Full Circle: Back to Good Light, ‘Reading’ Rooms and Grand Staircases
An article on that update process in the Washingtonian earlier this year, also harks back to the ideals of those Carnegie libraries, quoting Richard Reyes-Gavilan, the library ED, “Carnegie wanted to create a space where people could find tools to get a leg up in life.” That doesn’t just mean a warehouse for books. It means access to things the public needed but couldn’t get. Today that idea translated to digital access for people who can’t afford internet access. To serve people who can get online, it also means “maker spaces” where people can get access to physical and digital tools not available by smart phone.

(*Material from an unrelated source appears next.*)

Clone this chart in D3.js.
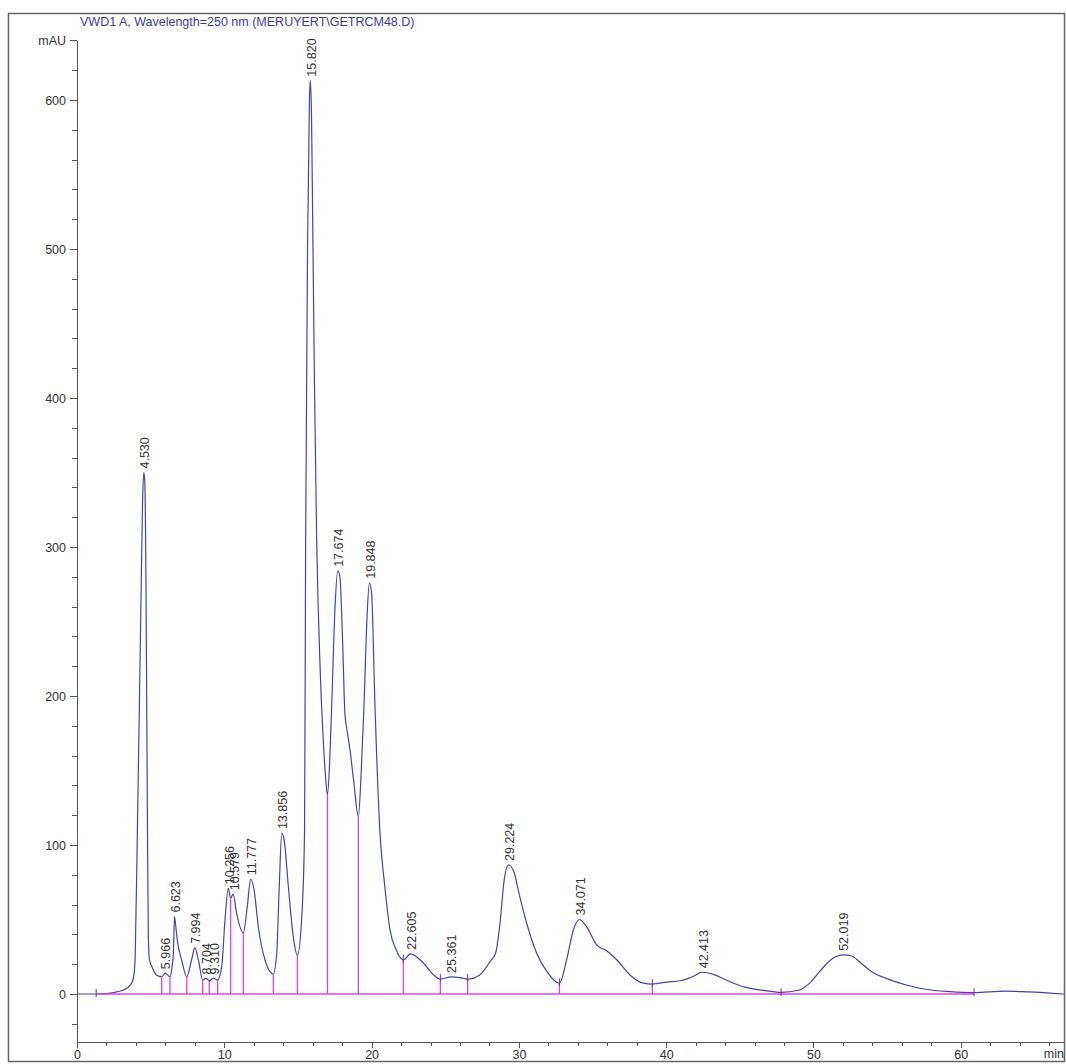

And so we come all the way around. Libraries being built today may have more bookshelf space than their turn-of-the-last-century predecessors, sure. However, they share that early affinity for public open space, high ceilings, natural light and eyes-on-the-patron librarian stations. Now even the shelf space needs of the past 100 years are dropping off – as more and more information is available digitally. The remaining Carnegie libraries form the framework of the the Library of the Future pretty darn well.